Op 29 oktober 2013 werd er van deze mogelijkheid gebruik gemaakt voor het paritair subcomité 140.01 voor de autobussen en autocars.

Het weerlegbaar vermoeden treedt in werking op 6 december 2013. Vanaf die datum is het vermoeden eveneens van toepassing op overeenkomsten die reeds vóór die datum werden afgesloten.

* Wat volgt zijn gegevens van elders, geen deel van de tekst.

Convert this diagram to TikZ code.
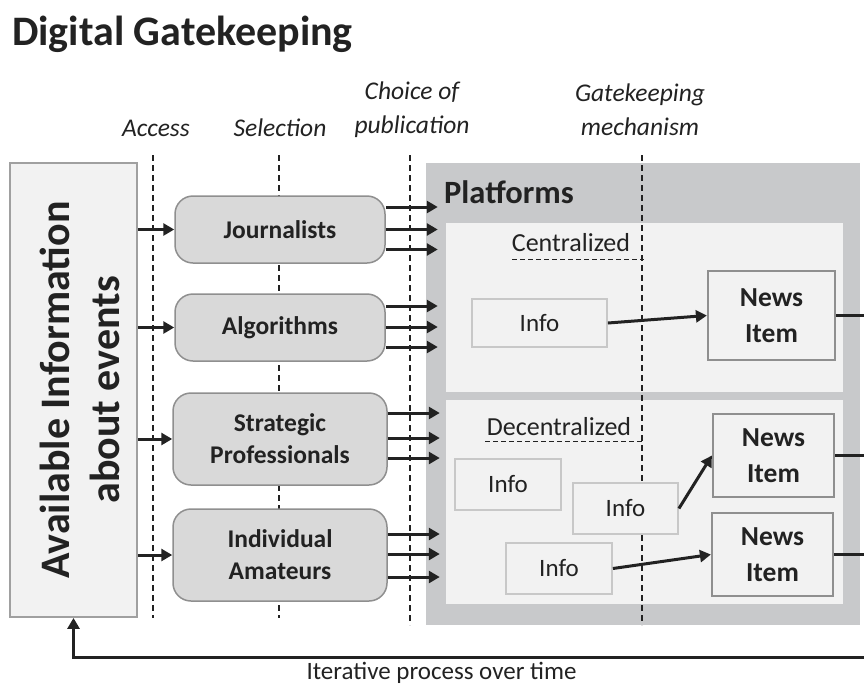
\documentclass[tikz,border=0pt]{standalone}
\usepackage{fontspec}
\setmainfont{Carlito}
\usetikzlibrary{arrows.meta,calc}
\definecolor{txt}{HTML}{222222}
\definecolor{platgray}{HTML}{C8C9CB}
\definecolor{innergray}{HTML}{F2F2F2}
\definecolor{boxgray}{HTML}{D9D9D9}
\definecolor{edgegray}{HTML}{8F8F8F}
\definecolor{lightedge}{HTML}{C8C8C8}
\definecolor{leftedge}{HTML}{A0A0A0}
\tikzset{
  arr/.style={line width=3pt, draw=txt, -{Triangle[length=11pt,width=12pt]}},
  plainline/.style={line width=3pt, draw=txt},
  dashline/.style={draw=txt, line width=1.1pt, dash pattern=on 6pt off 4pt},
  lab/.style={text=txt, font=\fontsize{25.5}{34}\selectfont\itshape, inner sep=0pt, align=center},
  actor/.style={draw=edgegray, line width=1.5pt, fill=boxgray, rounded corners=18pt, text=txt,
     font=\fontsize{25.5}{32}\selectfont\bfseries, align=center, inner sep=0pt},
  infobox/.style={draw=lightedge, line width=1.8pt, fill=innergray, text=txt,
     font=\fontsize{25}{30}\selectfont, inner sep=0pt},
  newsbox/.style={draw=edgegray, line width=2.2pt, fill=innergray, text=txt,
     font=\fontsize{27.5}{36}\selectfont\bfseries, align=center, inner sep=0pt},
}
\begin{document}
\begin{tikzpicture}[x=1pt,y=-1pt]
\useasboundingbox (0,0) rectangle (864,686);
% title
\node[anchor=base west, inner sep=0pt, text=txt, font=\fontsize{42}{48}\selectfont\bfseries] (title) at (12,45) {Digital Gatekeeping};
% phase labels
\node[lab] (access) at (156,128) {Access};
\node[lab] (selection) at (280,128) {Selection};
\node[lab] (choice) at (412,110) {Choice of\\publication};
\node[lab] (gate) at (640,110) {Gatekeeping\\mechanism};
% platforms
\node[fill=platgray, minimum width=434pt, minimum height=462pt, inner sep=0pt] (plat) at (643,394) {};
\node[anchor=base west, inner sep=0pt, text=txt, font=\fontsize{32.5}{38}\selectfont\bfseries] (platlab) at (444,203) {Platforms};
\node[fill=innergray, minimum width=397pt, minimum height=169pt, inner sep=0pt] (central) at (644.5,307.5) {};
\node[fill=innergray, minimum width=397pt, minimum height=204pt, inner sep=0pt] (decentral) at (644.5,502) {};
% dashed phase lines
\coordinate (d1a) at (153,155); \coordinate (d1b) at (153,618);
\coordinate (d2a) at (279,155); \coordinate (d2b) at (279,618);
\coordinate (d3a) at (410,155); \coordinate (d3b) at (410,625);
\coordinate (d4a) at (642,155); \coordinate (d4b) at (642,625);
\draw[dashline] (d1a) -- (d1b);
\draw[dashline] (d2a) -- (d2b);
\draw[dashline] (d3a) -- (d3b);
\draw[dashline] (d4a) -- (d4b);
% centralized / decentralized labels
\node[inner sep=0pt, text=txt, font=\fontsize{26}{30}\selectfont] (clab) at (571,243) {Centralized};
\coordinate (cu1) at (512,259); \coordinate (cu2) at (644,259);
\draw[dashline, line width=1pt, dash pattern=on 5pt off 3pt] (cu1) -- (cu2);
\node[inner sep=0pt, text=txt, font=\fontsize{26}{30}\selectfont] (dlab) at (559,427) {Decentralized};
\coordinate (du1) at (485,441); \coordinate (du2) at (642,441);
\draw[dashline, line width=1pt, dash pattern=on 5pt off 3pt] (du1) -- (du2);
% left box
\node[draw=leftedge, line width=1.8pt, fill=innergray, minimum width=127pt, minimum height=454pt, inner sep=0pt] (avail) at (73.5,390) {};
\node[rotate=90, text=txt, font=\fontsize{42}{50}\selectfont\bfseries, align=center, inner sep=0pt] (availtxt) at (80,390) {Available Information\\about events};
% actors
\node[actor, minimum width=210pt, minimum height=67pt] (jour) at (280,229.5) {Journalists};
\node[actor, minimum width=210pt, minimum height=67pt] (algo) at (280,327.5) {Algorithms};
\node[actor, minimum width=214pt, minimum height=92pt] (strat) at (280,439) {Strategic\\Professionals};
\node[actor, minimum width=214pt, minimum height=92pt, text depth=0pt] (indiv) at (280,555) {Individual\\Amateurs};
% access arrows
\draw[arr] (avail.east |- jour.west) -- (jour.west);
\draw[arr] (avail.east |- algo.west) -- (algo.west);
\draw[arr] (avail.east |- strat.west) -- (strat.west);
\draw[arr] (avail.east |- indiv.west) -- (indiv.west);
% publication arrows
\foreach \n/\a/\b/\c in {jour/22.5/0/-20, algo/21.5/0.5/-19.5, strat/26/1/-19, indiv/21/1/-22}{
  \draw[arr] ([yshift=\a pt]\n.east) -- +(52,0);
  \draw[arr] ([yshift=\b pt]\n.east) -- +(52,0);
  \draw[arr] ([yshift=\c pt]\n.east) -- +(52,0);
}
% info and news items
\node[infobox, minimum width=135pt, minimum height=48pt] (info1) at (539.5,323) {Info};
\node[newsbox, minimum width=127pt, minimum height=89pt] (news1) at (771.5,315.5) {News\\Item};
\node[infobox, minimum width=106pt, minimum height=51pt] (info2) at (508,484.5) {Info};
\node[infobox, minimum width=105pt, minimum height=51pt] (info3) at (625.5,508.5) {Info};
\node[infobox, minimum width=106pt, minimum height=51pt] (info4) at (559,568.5) {Info};
\node[newsbox, minimum width=121pt, minimum height=83pt] (news2) at (773.5,455.5) {News\\Item};
\node[newsbox, minimum width=121pt, minimum height=83pt] (news3) at (772.5,554.5) {News\\Item};
\draw[arr] (info1.east) -- (news1.west);
\draw[arr] (info3.east) -- (news2.west);
\draw[arr] (info4.east) -- (news3.west);
% outputs to the right edge
\coordinate (r1) at (866,315.5);
\coordinate (r2) at (866,455.5);
\coordinate (r3) at (866,554.5);
\draw[plainline] (news1.east) -- (r1);
\draw[plainline] (news2.east) -- (r2);
\draw[plainline] (news3.east) -- (r3);
% feedback loop
\coordinate (fb) at (866,657);
\draw[arr] (fb) -| (avail.south);
\node[inner sep=0pt, text=txt, font=\fontsize{25}{30}\selectfont] (iter) at (441.5,672.5) {Iterative process over time};
\end{tikzpicture}
\end{document}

Indien aan minimum vijf van onderstaande criteria voldaan is, zal diegene die het vervoer uitvoert op weerlegbare wijze vermoed worden tewerkgesteld te zijn als werknemer:

  • Bij gebrek aan een financieel of economisch risico in diens hoofde. Dit is onder meer het geval wanneer diegene die het vervoer uitvoert geen verantwoordelijkheid heeft over de naleving van de wetgeving inzake het bezoldigd personenvervoer per autobus of autocar, over de naleving van de wetgeving inzake de toegang tot het beroep of tot de markt of, over de technische staat van de voertuigen of hun technische keuring;
  • Bij gebrek aan verantwoordelijkheid en beslissingsmacht aangaande de financiële middelen van de onderneming;
  • Bij gebrek aan beslissingsmacht over het aankoopbeleid van de onderneming;
  • Bij gebrek aan beslissingsmacht over het prijsbeleid van de onderneming tenzij de prijzen wettelijk zijn vastgelegd;
  • De garantie op betaling van een vaste vergoeding ongeacht de bedrijfsresultaten of de omvang van de geleverde prestaties;
  • Het zelf geen werkgever zijn van persoonlijk en vrij aangeworven personeel of het ontbreken van de mogelijkheid om voor de uitvoering van het overeengekomen vervoer personeel aan te werven of zich te laten vervangen;
  • Het zich niet voordoen als een onderneming ten overstaan van andere personen;
  • In bedrijfsruimtes of met materiaal werken waarvan men niet de eigenaar of huurder is.
    Aangezien het om een weerlegbaar vermoeden gaat, is het - wanneer voldaan is aan minstens vijf van bovenstaande criteria - aan de werkgever om aan te voeren dat het in voorkomend geval toch gaat om arbeid uitgevoerd op zelfstandige basis.

Indien de werkgever dit bewijs niet kan voorleggen, dan wordt diegene die het vervoer uitvoert, geacht tewerkgesteld te zijn middels een arbeidsovereenkomst.